WRITTEN PROBLEM
Produce an exact copy of all the data below, dropping every image.

+-------+

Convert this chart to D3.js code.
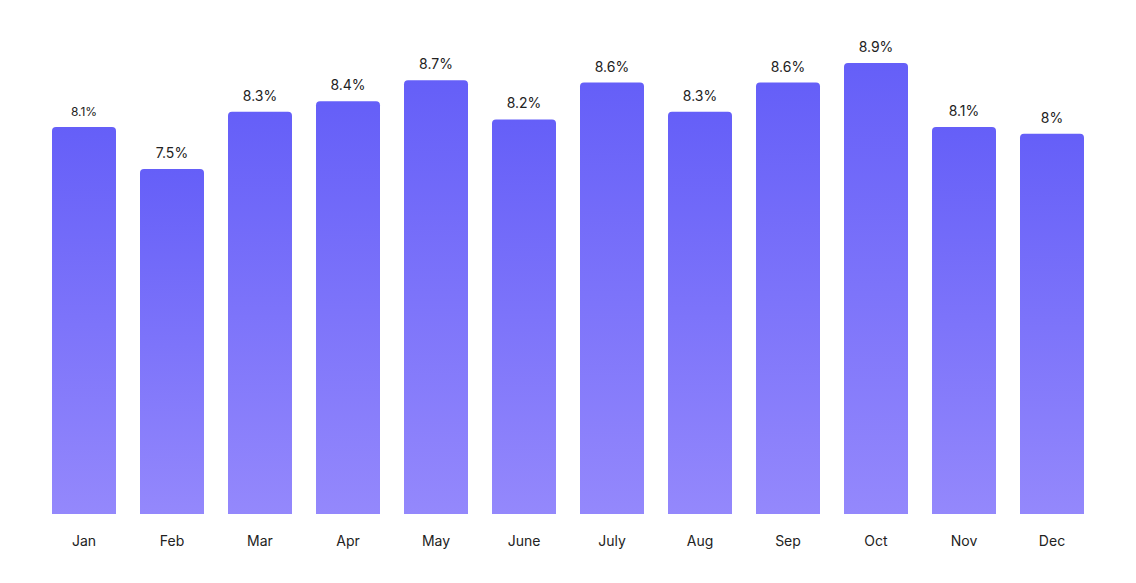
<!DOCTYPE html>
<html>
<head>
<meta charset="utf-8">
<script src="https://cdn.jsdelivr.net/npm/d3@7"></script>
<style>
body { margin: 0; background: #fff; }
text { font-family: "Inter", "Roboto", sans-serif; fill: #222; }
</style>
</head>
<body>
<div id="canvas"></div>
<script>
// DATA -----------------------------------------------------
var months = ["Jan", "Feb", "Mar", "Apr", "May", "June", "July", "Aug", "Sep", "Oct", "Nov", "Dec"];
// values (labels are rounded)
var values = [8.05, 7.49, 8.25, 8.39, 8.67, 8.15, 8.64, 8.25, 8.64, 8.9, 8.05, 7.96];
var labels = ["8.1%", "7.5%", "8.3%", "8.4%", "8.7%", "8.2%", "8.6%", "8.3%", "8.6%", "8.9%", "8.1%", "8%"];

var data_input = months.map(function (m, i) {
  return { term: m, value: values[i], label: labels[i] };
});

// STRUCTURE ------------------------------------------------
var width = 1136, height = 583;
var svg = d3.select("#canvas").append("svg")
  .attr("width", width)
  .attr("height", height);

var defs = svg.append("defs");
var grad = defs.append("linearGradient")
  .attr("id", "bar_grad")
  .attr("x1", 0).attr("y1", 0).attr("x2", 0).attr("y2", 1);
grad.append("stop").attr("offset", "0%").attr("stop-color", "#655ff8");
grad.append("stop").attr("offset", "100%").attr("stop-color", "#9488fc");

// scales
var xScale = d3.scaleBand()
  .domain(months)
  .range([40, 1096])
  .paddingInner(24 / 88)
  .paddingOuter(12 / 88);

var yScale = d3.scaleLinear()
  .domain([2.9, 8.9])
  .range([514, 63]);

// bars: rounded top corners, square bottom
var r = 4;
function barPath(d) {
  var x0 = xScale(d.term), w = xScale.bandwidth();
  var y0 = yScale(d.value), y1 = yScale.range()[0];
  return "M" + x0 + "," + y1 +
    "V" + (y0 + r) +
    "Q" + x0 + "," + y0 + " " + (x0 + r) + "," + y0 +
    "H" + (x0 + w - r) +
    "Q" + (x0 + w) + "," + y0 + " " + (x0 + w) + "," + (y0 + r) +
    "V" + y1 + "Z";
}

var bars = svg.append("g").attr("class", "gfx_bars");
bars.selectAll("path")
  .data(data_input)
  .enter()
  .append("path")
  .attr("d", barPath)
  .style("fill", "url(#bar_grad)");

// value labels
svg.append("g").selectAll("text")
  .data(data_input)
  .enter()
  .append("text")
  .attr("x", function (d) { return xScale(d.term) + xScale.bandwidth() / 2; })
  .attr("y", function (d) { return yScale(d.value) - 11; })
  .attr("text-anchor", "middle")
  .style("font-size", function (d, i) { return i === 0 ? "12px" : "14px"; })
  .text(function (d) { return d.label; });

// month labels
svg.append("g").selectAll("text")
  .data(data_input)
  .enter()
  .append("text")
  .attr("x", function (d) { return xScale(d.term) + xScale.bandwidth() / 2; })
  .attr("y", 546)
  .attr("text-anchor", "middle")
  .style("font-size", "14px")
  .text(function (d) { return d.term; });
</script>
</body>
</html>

+-------+

ANSWER TO THIS PROBLEM
Convert this chart to D3.js code.
<!DOCTYPE html>
<html>
<head>
<meta charset="utf-8">
<script src="https://cdn.jsdelivr.net/npm/d3@7"></script>
<style>
body { margin: 0; background: #fff; }
text { font-family: "Inter", "Roboto", sans-serif; fill: #222; }
</style>
</head>
<body>
<div id="canvas"></div>
<script>
// DATA -----------------------------------------------------
var months = ["Jan", "Feb", "Mar", "Apr", "May", "June", "July", "Aug", "Sep", "Oct", "Nov", "Dec"];
// values (labels are rounded)
var values = [8.05, 7.49, 8.25, 8.39, 8.67, 8.15, 8.64, 8.25, 8.64, 8.9, 8.05, 7.96];
var labels = ["8.1%", "7.5%", "8.3%", "8.4%", "8.7%", "8.2%", "8.6%", "8.3%", "8.6%", "8.9%", "8.1%", "8%"];

var data_input = months.map(function (m, i) {
  return { term: m, value: values[i], label: labels[i] };
});

// STRUCTURE ------------------------------------------------
var width = 1136, height = 583;
var svg = d3.select("#canvas").append("svg")
  .attr("width", width)
  .attr("height", height);

var defs = svg.append("defs");
var grad = defs.append("linearGradient")
  .attr("id", "bar_grad")
  .attr("x1", 0).attr("y1", 0).attr("x2", 0).attr("y2", 1);
grad.append("stop").attr("offset", "0%").attr("stop-color", "#655ff8");
grad.append("stop").attr("offset", "100%").attr("stop-color", "#9488fc");

// scales
var xScale = d3.scaleBand()
  .domain(months)
  .range([40, 1096])
  .paddingInner(24 / 88)
  .paddingOuter(12 / 88);

var yScale = d3.scaleLinear()
  .domain([2.9, 8.9])
  .range([514, 63]);

// bars: rounded top corners, square bottom
var r = 4;
function barPath(d) {
  var x0 = xScale(d.term), w = xScale.bandwidth();
  var y0 = yScale(d.value), y1 = yScale.range()[0];
  return "M" + x0 + "," + y1 +
    "V" + (y0 + r) +
    "Q" + x0 + "," + y0 + " " + (x0 + r) + "," + y0 +
    "H" + (x0 + w - r) +
    "Q" + (x0 + w) + "," + y0 + " " + (x0 + w) + "," + (y0 + r) +
    "V" + y1 + "Z";
}

var bars = svg.append("g").attr("class", "gfx_bars");
bars.selectAll("path")
  .data(data_input)
  .enter()
  .append("path")
  .attr("d", barPath)
  .style("fill", "url(#bar_grad)");

// value labels
svg.append("g").selectAll("text")
  .data(data_input)
  .enter()
  .append("text")
  .attr("x", function (d) { return xScale(d.term) + xScale.bandwidth() / 2; })
  .attr("y", function (d) { return yScale(d.value) - 11; })
  .attr("text-anchor", "middle")
  .style("font-size", function (d, i) { return i === 0 ? "12px" : "14px"; })
  .text(function (d) { return d.label; });

// month labels
svg.append("g").selectAll("text")
  .data(data_input)
  .enter()
  .append("text")
  .attr("x", function (d) { return xScale(d.term) + xScale.bandwidth() / 2; })
  .attr("y", 546)
  .attr("text-anchor", "middle")
  .style("font-size", "14px")
  .text(function (d) { return d.term; });
</script>
</body>
</html>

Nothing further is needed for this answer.